Another passage used to justify the enslavement of Africans was Gen 9:25-27, which was widely seen as a prophecy that Ham's descendants, identified as Africans, were destined to be enslaved. Rabbi Raphall, for example, gave this interpretation in his fast day sermon.6

 

African Americans, unhindered by these assumptions, could evaluate the biblical teaching on slavery more accurately. Noll found one of the most profound and insightful discussions of the subject in the writings of Daniel Coker, a minister in the African Methodist Episcopal Church. In his Dialogue between a Virginian and an African Minister (1810), Coker observed that when Abraham, the father of the faithful, circumcised his slaves according to God's command (Gen 17:13), those slaves were included in the covenant of God. Similarly, when Israel enslaved foreigners who were defeated in battle, those slaves would have been given every opportunity to follow God and become part of the people of Israel-for example, they would have participated in the Sabbath rest (Deut 5:14). Any slave who chose to follow God would no longer be a foreigner, and thus that slave's family would no longer be subject to the perpetual servitude described in Lev 25:44-46. Analogously, American slaves who became Christians were part of God's New Covenant people and should therefore be set free. One wonders how Henry Van Dyke would have responded to Coker's incisive argument.

 

Conclusions



Noll identified two lessons to be learned from the American slavery debate. The first is that we should be wary of things that seem "obvious" in the realm of popular level Bible teaching. It was obvious to many nineteenth century Americans that slavery was sanctioned by the Bible, but Bible students in 2010 see this issue much differently.

 

Second, the truth is available in the Bible to those who are willing to really search for it. Although Daniel Coker did not have the opportunity to pursue a seminary degree, God led him to a deep insight concerning the biblical teaching on slavery.

 

These lessons have additional applications. Here are two that readily come to mind:

· Today there are many sincere Bible students to whom it is obvious that Gen 1 dates the beginning of the universe to less than ten thousand years ago, although that is not the only possible way to interpret Gen 1.

 

· Popular Bible teachers can attract large followings with predictions about the fulfillment of biblical prophecies. Popular prophetic scenarios that initially appear very convincing often are based on faulty assumptions and prove to be fallacious.

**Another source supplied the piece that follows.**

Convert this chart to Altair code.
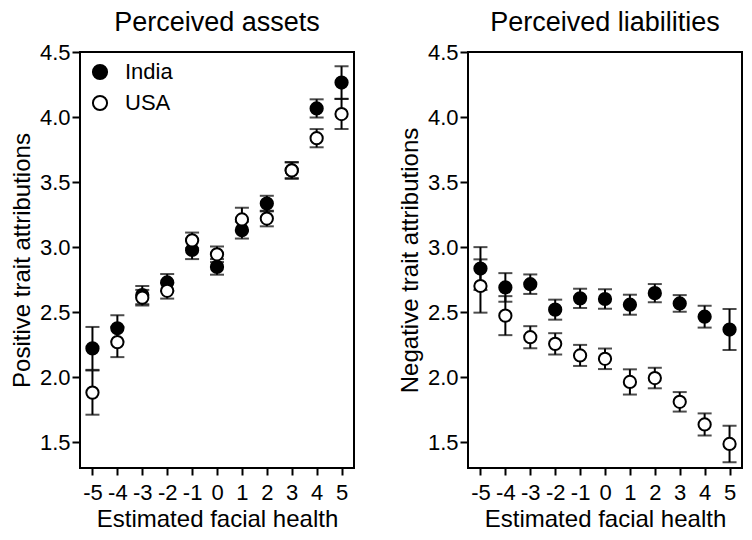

In both these instances, careful study of the Scriptures in historical context can be the key to separating truth from error.


Footnotes:

1Several of these sermons, along with some given in the weeks leading up to that day, were collected and published in the book Fast Day Sermons: or the Pulpit on the State of the Country (Rudd & Carlton, New York, 1861).

2Fast Day Sermons, p. 289.

3Ibid., p. 137.

4Ibid., pp. 235-236.

5Ibid., pp. 236-238; 163-164.

6Ibid., pp. 232-234. For further discussion of Gen 9:25-27, see the article "Watch Your Antecedents!" in Issue 10 of Grace and Knowledge.